● Given instruction
Quote the whole listing exactly. Leave the pictures out of your copy.
====
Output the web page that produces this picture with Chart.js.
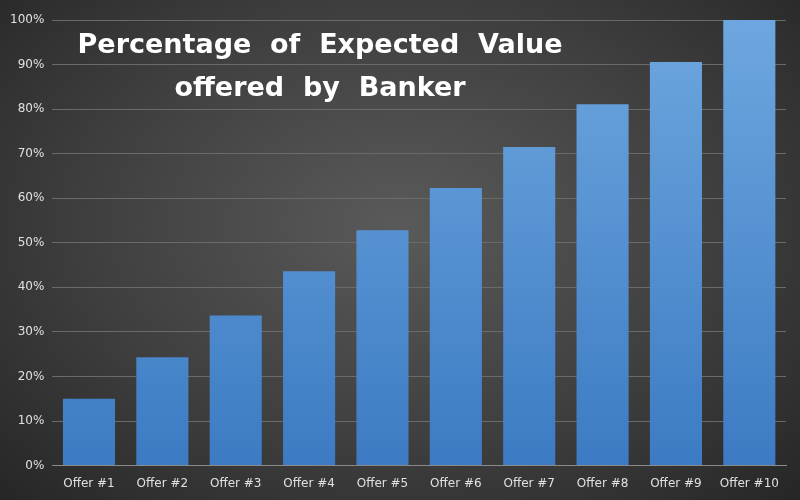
<!DOCTYPE html>
<html><head><meta charset="utf-8">
<script src="https://cdn.jsdelivr.net/npm/chart.js@4"></script>
<style>
html,body{margin:0;padding:0;}
body{width:800px;height:500px;background:radial-gradient(ellipse at 50% 45%, #5a5a5a 0%, #3f3f3f 55%, #262626 100%);}
#wrap{width:800px;height:500px;position:relative;}
</style></head><body>
<div id="wrap"><canvas id="c" width="800" height="500"></canvas></div>
<script>
const categories = ["Offer #1","Offer #2","Offer #3","Offer #4","Offer #5","Offer #6","Offer #7","Offer #8","Offer #9","Offer #10"];
const values = [15, 24.3, 33.7, 43.6, 52.8, 62.3, 71.5, 81.1, 90.6, 100];
const titleLines = ["Percentage  of  Expected  Value", "offered  by  Banker"];

const titlePlugin = {
  id:'tp',
  afterDraw(chart){
    const ctx = chart.ctx;
    ctx.save();
    ctx.fillStyle = '#ffffff';
    ctx.font = 'bold 27px "DejaVu Sans", Verdana, sans-serif';
    ctx.textAlign = 'center';
    ctx.textBaseline = 'middle';
    ctx.fillText(titleLines[0], 320, 46);
    ctx.fillText(titleLines[1], 320, 89);
    ctx.restore();
  }
};

new Chart(document.getElementById('c'), {
  type:'bar',
  data:{labels:categories, datasets:[{
    data:values,
    backgroundColor(ctx){
      const a = ctx.chart.chartArea;
      if(!a) return '#5b9bd5';
      const g = ctx.chart.ctx.createLinearGradient(0,a.top,0,a.bottom);
      g.addColorStop(0,'#6ea7df');
      g.addColorStop(1,'#3c7bc3');
      return g;
    },
    categoryPercentage:0.71, barPercentage:1.0
  }]},
  options:{
    responsive:false, animation:false,
    layout:{padding:{left:2,right:14,top:20,bottom:6}},
    plugins:{legend:{display:false},tooltip:{enabled:false},title:{display:false}},
    scales:{
      x:{grid:{display:false},border:{color:'#8a8a8a'},
         ticks:{color:'#e0e0e0',font:{family:'"DejaVu Sans", sans-serif',size:12},maxRotation:0,autoSkip:false}},
      y:{min:0,max:100,grid:{color:'#6a6a6a',drawTicks:false},border:{display:false},
         ticks:{stepSize:10,color:'#e0e0e0',padding:8,font:{family:'"DejaVu Sans", sans-serif',size:12},callback:v=>v+'%'}}
    }
  },
  plugins:[titlePlugin]
});
</script></body></html>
====
● Answer to the task
Output the web page that produces this picture with Chart.js.
<!DOCTYPE html>
<html><head><meta charset="utf-8">
<script src="https://cdn.jsdelivr.net/npm/chart.js@4"></script>
<style>
html,body{margin:0;padding:0;}
body{width:800px;height:500px;background:radial-gradient(ellipse at 50% 45%, #5a5a5a 0%, #3f3f3f 55%, #262626 100%);}
#wrap{width:800px;height:500px;position:relative;}
</style></head><body>
<div id="wrap"><canvas id="c" width="800" height="500"></canvas></div>
<script>
const categories = ["Offer #1","Offer #2","Offer #3","Offer #4","Offer #5","Offer #6","Offer #7","Offer #8","Offer #9","Offer #10"];
const values = [15, 24.3, 33.7, 43.6, 52.8, 62.3, 71.5, 81.1, 90.6, 100];
const titleLines = ["Percentage  of  Expected  Value", "offered  by  Banker"];

const titlePlugin = {
  id:'tp',
  afterDraw(chart){
    const ctx = chart.ctx;
    ctx.save();
    ctx.fillStyle = '#ffffff';
    ctx.font = 'bold 27px "DejaVu Sans", Verdana, sans-serif';
    ctx.textAlign = 'center';
    ctx.textBaseline = 'middle';
    ctx.fillText(titleLines[0], 320, 46);
    ctx.fillText(titleLines[1], 320, 89);
    ctx.restore();
  }
};

new Chart(document.getElementById('c'), {
  type:'bar',
  data:{labels:categories, datasets:[{
    data:values,
    backgroundColor(ctx){
      const a = ctx.chart.chartArea;
      if(!a) return '#5b9bd5';
      const g = ctx.chart.ctx.createLinearGradient(0,a.top,0,a.bottom);
      g.addColorStop(0,'#6ea7df');
      g.addColorStop(1,'#3c7bc3');
      return g;
    },
    categoryPercentage:0.71, barPercentage:1.0
  }]},
  options:{
    responsive:false, animation:false,
    layout:{padding:{left:2,right:14,top:20,bottom:6}},
    plugins:{legend:{display:false},tooltip:{enabled:false},title:{display:false}},
    scales:{
      x:{grid:{display:false},border:{color:'#8a8a8a'},
         ticks:{color:'#e0e0e0',font:{family:'"DejaVu Sans", sans-serif',size:12},maxRotation:0,autoSkip:false}},
      y:{min:0,max:100,grid:{color:'#6a6a6a',drawTicks:false},border:{display:false},
         ticks:{stepSize:10,color:'#e0e0e0',padding:8,font:{family:'"DejaVu Sans", sans-serif',size:12},callback:v=>v+'%'}}
    }
  },
  plugins:[titlePlugin]
});
</script></body></html>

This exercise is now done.